If you've ever wondered whether the cheery greeting at your local fast food drive-through is genuine or contractually mandated, you're not alone. Now, thanks to Burger King, there may soon be an AI listening to find out.
The fast food giant last week unveiled a new employee-facing AI assistant called "Patty" as part of its broader BK Assistant platform, announced at a Restaurant Brands International investor event in Miami on 26 February. The system, powered by an OpenAI base model layered with Burger King's proprietary architecture, lives inside workers' headsets and is designed to assist with everything from inventory alerts to on-the-spot recipe reminders. It also, rather pointedly, listens for signs of friendliness.
According to The Register, which first reported the details of Patty's capabilities, the system uses aggregated keywords such as "welcome," "please," and "thank you" as signals to give managers a read on broader service patterns across their restaurant. A promotional video shown at the investor event depicted a shift manager being briefed on her team's current "friendliness scores" alongside stock levels and other operational data.
From a business efficiency standpoint, the ambition behind BK Assistant is understandable. Fast food chains operate on razor-thin margins and enormous scale. Workplace monitoring tools have been booming across industries precisely because they promise consistency and accountability at scale. For franchisees juggling inventory, staff turnover, and customer volume across a single shift, a real-time operational dashboard that also flags when stock is running low or a digital menu needs updating has obvious practical value. The system's ability to automatically pull items off digital menus across kiosks, menu boards, and drive-throughs within minutes of a product becoming unavailable is a genuinely useful function.
RBI executive chairman Patrick Doyle called Patty a "game changer" for the business, and it is easy to see why investors would agree. McDonald's previously gave up on drive-through AI ordering after a series of mishaps, and Taco Bell has similarly rethought its own AI trial. Starbucks, too, pulled back from automation-first thinking after conceding the machines were not replacing baristas as hoped. Burger King's pivot toward employee-assist rather than customer-replace AI is arguably the more realistic bet.
Still, the "friendliness score" element has drawn scrutiny, and not without reason. Critics online have compared it to digital surveillance, with workers essentially performing politeness for an algorithm rather than for actual guests. There is a legitimate concern that when "please" and "thank you" become trackable data points, hospitality risks becoming a compliance exercise. If teams start optimising for headset-detectable phrases rather than genuine warmth, the customer experience could actually deteriorate, even as the metrics improve.
Burger King has pushed back on the surveillance framing. A spokesperson told The Register that the system "is not designed to track nor evaluate employees saying specific words or phrases," describing it instead as a coaching and operational support tool. Thibault Roux, Burger King's chief digital officer, told Fast Company that the keyword signals represent just one of many mechanisms the company explored when trying to define and measure friendliness, and that the tool is "truly meant to be a coaching and operational tool." The company has also stressed that data is aggregated at a store level rather than used to grade individual workers.
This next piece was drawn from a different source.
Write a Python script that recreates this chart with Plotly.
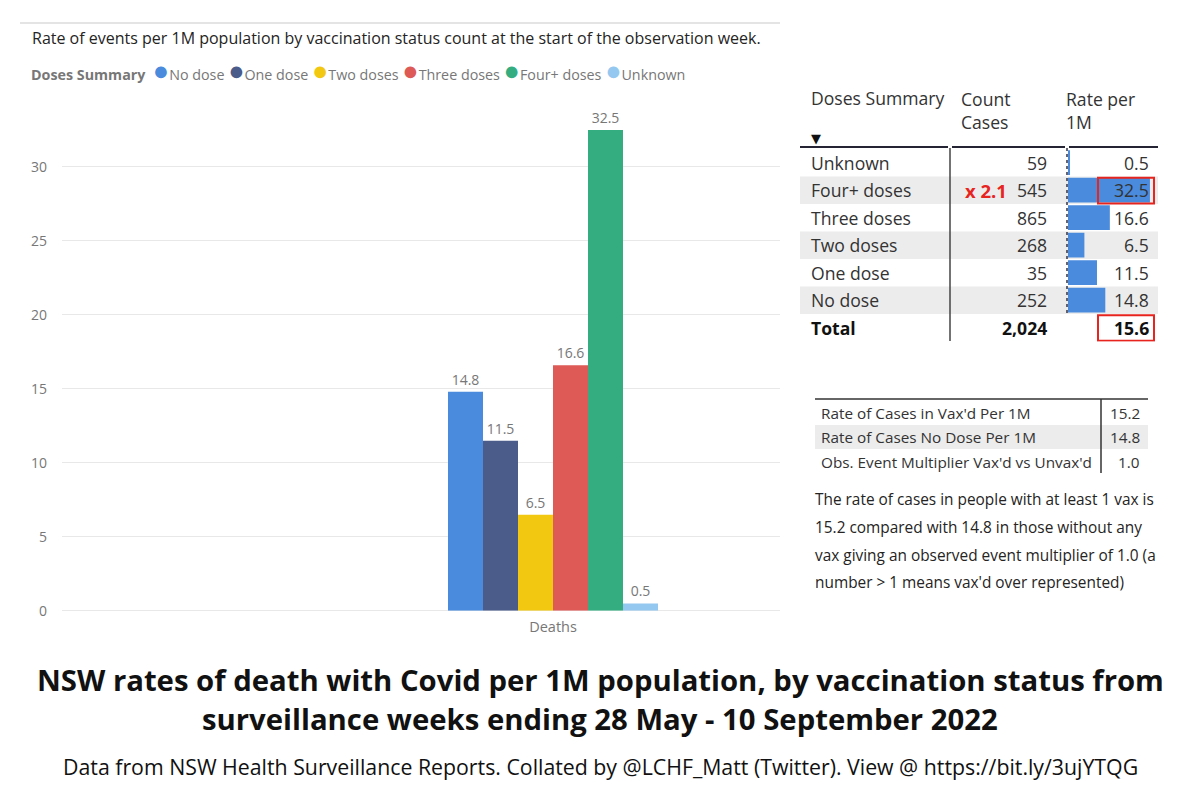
import plotly.graph_objects as go

W, H = 1200, 800

# ---------------- data ----------------
categories = ["Deaths"]
series_names = ["No dose", "One dose", "Two doses", "Three doses", "Four+ doses", "Unknown"]
series_values = [14.8, 11.5, 6.5, 16.6, 32.5, 0.5]
series_colors = ["#4A8BDD", "#4B5B8A", "#F2C811", "#DD5A56", "#34AE81", "#95C8F0"]
y_ticks = [0, 5, 10, 15, 20, 25, 30]

table_rows = ["Unknown", "Four+ doses", "Three doses", "Two doses", "One dose", "No dose"]
table_counts = [59, 545, 865, 268, 35, 252]
table_rates = [0.5, 32.5, 16.6, 6.5, 11.5, 14.8]
total_label = "Total"
total_count = 2024
total_rate = 15.6

summary_labels = ["Rate of Cases in Vax'd Per 1M",
                  "Rate of Cases No Dose Per 1M",
                  "Obs. Event Multiplier Vax'd vs Unvax'd"]
summary_values = [15.2, 14.8, 1.0]

note_lines = ["The rate of cases in people with at least 1 vax is",
              "15.2 compared with 14.8 in those without any",
              "vax giving an observed event multiplier of 1.0 (a",
              "number > 1 means vax'd over represented)"]

subtitle = "Rate of events per 1M population by vaccination status count at the start of the observation week."
legend_title = "Doses Summary"
title_lines = ["NSW rates of death with Covid per 1M population, by vaccination status from",
               "surveillance weeks ending 28 May - 10 September 2022"]
footer = "Data from NSW Health Surveillance Reports. Collated by @LCHF_Matt (Twitter). View @ https://bit.ly/3ujYTQG"

# ---------------- helpers ----------------
FONT = "Open Sans"
YS = 0.989  # vertical compensation for the page capture
def px(x):
    return x / W
def py(y):
    return 1 - (y / YS) / H

fig = go.Figure()

# main grouped bars
for name, val, col in zip(series_names, series_values, series_colors):
    fig.add_trace(go.Bar(
        x=categories, y=[val], name=name, marker=dict(color=col, line=dict(width=0)),
        text=[f"{val:.1f}"], textposition="outside",
        textfont=dict(color="#777777", size=14, family=FONT),
        cliponaxis=False, showlegend=False, xaxis="x", yaxis="y"))

# in-table data bars
fig.add_trace(go.Bar(
    y=table_rows, x=table_rates, orientation="h", width=0.9,
    marker=dict(color="#4A8BDD", line=dict(width=0)),
    showlegend=False, hoverinfo="skip", xaxis="x2", yaxis="y2"))

shapes = []
ann = []

TXT = 17.6   # table font size

# top frame line
shapes.append(dict(type="line", xref="paper", yref="paper", x0=px(20), x1=px(780),
                   y0=py(23), y1=py(23), line=dict(color="#E4E4E4", width=2)))

# subtitle
ann.append(dict(text=subtitle, xref="paper", yref="paper", x=px(30), y=py(38),
                xanchor="left", yanchor="middle", showarrow=False,
                font=dict(family=FONT, size=16, color="#252423")))

# legend (text row with coloured dots)
parts = [f"<b>{legend_title}</b>\u00a0\u00a0"]
for name, col in zip(series_names, series_colors):
    parts.append(f"<span style='color:{col};font-size:27px'>\u25CF</span>{name}\u00a0")
ann.append(dict(text="".join(parts), xref="paper", yref="paper", x=px(29), y=py(70),
                xanchor="left", yanchor="middle", showarrow=False,
                font=dict(family=FONT, size=14.3, color="#777777")))

# ---------------- table ----------------
rows_all = table_rows + [total_label]
for i, r in enumerate(rows_all):
    if i % 2 == 1 and i < len(table_rows):
        shapes.append(dict(type="rect", xref="paper", yref="y2", x0=px(800), x1=px(1158),
                           y0=i - 0.5, y1=i + 0.5, fillcolor="#ECECEC",
                           line=dict(width=0), layer="below"))

# header
ann.append(dict(text="Doses Summary", xref="paper", yref="paper", x=px(809), y=py(98),
                xanchor="left", yanchor="middle", showarrow=False,
                font=dict(family=FONT, size=TXT, color="#333333")))
ann.append(dict(text="Count<br>Cases", xref="paper", yref="paper", x=px(959), y=py(85),
                xanchor="left", yanchor="top", align="left", showarrow=False,
                font=dict(family=FONT, size=TXT, color="#333333")))
ann.append(dict(text="Rate per<br>1M", xref="paper", yref="paper", x=px(1064), y=py(85),
                xanchor="left", yanchor="top", align="left", showarrow=False,
                font=dict(family=FONT, size=TXT, color="#333333")))
ann.append(dict(text="\u25BC", xref="paper", yref="paper", x=px(809), y=py(139),
                xanchor="left", yanchor="middle", showarrow=False,
                font=dict(family="DejaVu Sans", size=13, color="#111111")))

# header rule (segments with small gaps)
for a, b in [(800, 948), (952, 1065), (1069, 1158)]:
    shapes.append(dict(type="line", xref="paper", yref="paper", x0=px(a), x1=px(b),
                       y0=py(147), y1=py(147), line=dict(color="#252435", width=2)))
# column dividers
shapes.append(dict(type="line", xref="paper", yref="paper", x0=px(950), x1=px(950),
                   y0=py(148), y1=py(341), line=dict(color="#444444", width=1.5)))
shapes.append(dict(type="line", xref="paper", yref="paper", x0=px(1067), x1=px(1067),
                   y0=py(148), y1=py(313), line=dict(color="#333344", width=1.5, dash="dot")))

for i, (r, c, v) in enumerate(zip(table_rows, table_counts, table_rates)):
    ann.append(dict(text=r, xref="paper", yref="y2", x=px(809), y=r, xanchor="left",
                    yanchor="middle", showarrow=False,
                    font=dict(family=FONT, size=TXT, color="#333333")))
    ann.append(dict(text=f"{c:,}", xref="paper", yref="y2", x=px(1049), y=r, xanchor="right",
                    yanchor="middle", showarrow=False,
                    font=dict(family=FONT, size=TXT, color="#333333")))
    ann.append(dict(text=f"{v:.1f}", xref="paper", yref="y2", x=px(1151), y=r, xanchor="right",
                    yanchor="middle", showarrow=False,
                    font=dict(family=FONT, size=TXT, color="#333333")))

# total row
ann.append(dict(text=f"<b>{total_label}</b>", xref="paper", yref="y2", x=px(809), y=total_label,
                xanchor="left", yanchor="middle", showarrow=False,
                font=dict(family=FONT, size=TXT, color="#111111")))
ann.append(dict(text=f"<b>{total_count:,}</b>", xref="paper", yref="y2", x=px(1049), y=total_label,
                xanchor="right", yanchor="middle", showarrow=False,
                font=dict(family=FONT, size=TXT, color="#111111")))
ann.append(dict(text=f"<b>{total_rate:.1f}</b>", xref="paper", yref="y2", x=px(1151), y=total_label,
                xanchor="right", yanchor="middle", showarrow=False,
                font=dict(family=FONT, size=TXT, color="#111111")))

# multiplier callout and red boxes
idx_four = table_rows.index("Four+ doses")
mult = table_rates[idx_four] / total_rate
ann.append(dict(text=f"<b>x {mult:.1f}</b>", xref="paper", yref="y2", x=px(1009), y=table_rows[idx_four],
                xanchor="right", yanchor="middle", showarrow=False,
                font=dict(family=FONT, size=18.5, color="#E8241F")))
for k in (idx_four, len(rows_all) - 1):
    shapes.append(dict(type="rect", xref="paper", yref="y2", x0=px(1098), x1=px(1154),
                       y0=k - 0.45, y1=k + 0.48, line=dict(color="#E8241F", width=2),
                       fillcolor="rgba(0,0,0,0)"))

# ---------------- summary table ----------------
shapes.append(dict(type="line", xref="paper", yref="paper", x0=px(815), x1=px(1148),
                   y0=py(399), y1=py(399), line=dict(color="#333333", width=1.5)))
shapes.append(dict(type="rect", xref="paper", yref="paper", x0=px(815), x1=px(1148),
                   y0=py(449), y1=py(425), fillcolor="#ECECEC", line=dict(width=0), layer="below"))
shapes.append(dict(type="line", xref="paper", yref="paper", x0=px(1101), x1=px(1101),
                   y0=py(399), y1=py(473), line=dict(color="#333333", width=1.5)))
for j, (lab, val) in enumerate(zip(summary_labels, summary_values)):
    yy = 413 + j * 24.5
    ann.append(dict(text=lab, xref="paper", yref="paper", x=px(819), y=py(yy), xanchor="left",
                    yanchor="middle", showarrow=False,
                    font=dict(family=FONT, size=15.3, color="#333333")))
    ann.append(dict(text=f"{val:.1f}", xref="paper", yref="paper", x=px(1142), y=py(yy),
                    xanchor="right", yanchor="middle", showarrow=False,
                    font=dict(family=FONT, size=15.3, color="#333333")))

for j, line in enumerate(note_lines):
    ann.append(dict(text=line, xref="paper", yref="paper", x=px(813), y=py(500 + j * 27.7),
                    xanchor="left", yanchor="middle", showarrow=False,
                    font=dict(family=FONT, size=15.4, color="#252423")))

# ---------------- titles ----------------
for j, line in enumerate(title_lines):
    ann.append(dict(text=f"<b>{line}</b>", xref="paper", yref="paper", x=0.5, y=py(680 + j * 39),
                    xanchor="center", yanchor="middle", showarrow=False,
                    font=dict(family=FONT, size=29.3, color="#111111")))
ann.append(dict(text=footer, xref="paper", yref="paper", x=0.5, y=py(767),
                xanchor="center", yanchor="middle", showarrow=False,
                font=dict(family=FONT, size=21.3, color="#111111")))

# ---------------- layout ----------------
bargap = 0.2
plot_left, plot_right, group_center = 62, 780, 553
unit = (6 * 35) / (1 - bargap)
x_range = [-(group_center - plot_left) / unit, (plot_right - group_center) / unit]

fig.update_layout(
    width=W, height=H, margin=dict(l=0, r=0, t=0, b=0),
    paper_bgcolor="white", plot_bgcolor="white",
    barmode="group", bargap=bargap, bargroupgap=0,
    font=dict(family=FONT),
    showlegend=False,
    xaxis=dict(domain=[px(plot_left), px(plot_right)], type="category", range=x_range,
               showgrid=False, showline=False, ticks="", anchor="y", ticklabelstandoff=6,
               tickfont=dict(family=FONT, size=14.5, color="#777777")),
    yaxis=dict(domain=[py(611), py(93)], range=[0, 35], tickvals=y_ticks,
               showgrid=True, gridcolor="#E8E8E8", gridwidth=1,
               zeroline=True, zerolinecolor="#E8E8E8", zerolinewidth=1,
               showline=False, ticks="", ticklabelstandoff=14, anchor="x",
               tickfont=dict(family=FONT, size=14, color="#777777")),
    xaxis2=dict(domain=[px(1068), px(1158)], range=[0, 35.7], visible=False, anchor="y2"),
    yaxis2=dict(domain=[py(341.5), py(149)], type="category", categoryorder="array",
                categoryarray=rows_all, range=[len(rows_all) - 0.5, -0.5],
                visible=False, anchor="x2"),
    shapes=shapes, annotations=ann,
)

page_fix = (
    "var s=document.createElement('style');"
    "s.textContent='html,body{margin:0;padding:0;width:1200px;height:800px;overflow:hidden;}"
    "body>div{display:block;height:800px;overflow:hidden;}';"
    "document.head.appendChild(s);"
)
fig.write_html("out.html", config={"displayModeBar": False}, post_script=page_fix)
Those assurances may be genuine, but they also depend heavily on how franchisees actually implement the tool in practice. A franchisor can set the policy; the 7,000-odd individual restaurant operators across the US will ultimately determine how much weight Patty's signals carry in day-to-day management decisions. That gap between intent and implementation is where workers' genuine concerns sit, and they deserve to be taken seriously.
The broader context is worth keeping in mind. Fast food workers already manage demanding, high-speed environments with limited downtime. Layering an AI that monitors tone and language on top of those conditions raises real questions about workplace dignity and stress. Employment advocates and unions in several countries have flagged that AI monitoring tools, however well-intentioned, can erode worker trust and autonomy in ways that do not always show up in productivity metrics.
What makes this moment genuinely interesting is that the industry itself has not settled on a winning formula. McDonald's, Taco Bell, and Starbucks have each had to recalibrate their AI ambitions after finding the technology fell short of early promises. Burger King's employee-assist approach is a more measured bet, and if Patty genuinely helps workers manage shift complexity without becoming a covert performance scorecard, it could be a model worth watching. The distinction between a helpful digital co-worker and a digital supervisor is real, and it will be workers, customers, and eventually regulators who decide which side of that line this technology lands on.
For now, the BK Assistant platform is being tested across approximately 500 US stores, with the full web and app version targeted for all US locations by the end of 2026. Whether Patty turns out to be a practical ally behind the counter or an unwelcome presence in workers' earpieces will depend far less on the technology itself and far more on how the humans in charge choose to use it.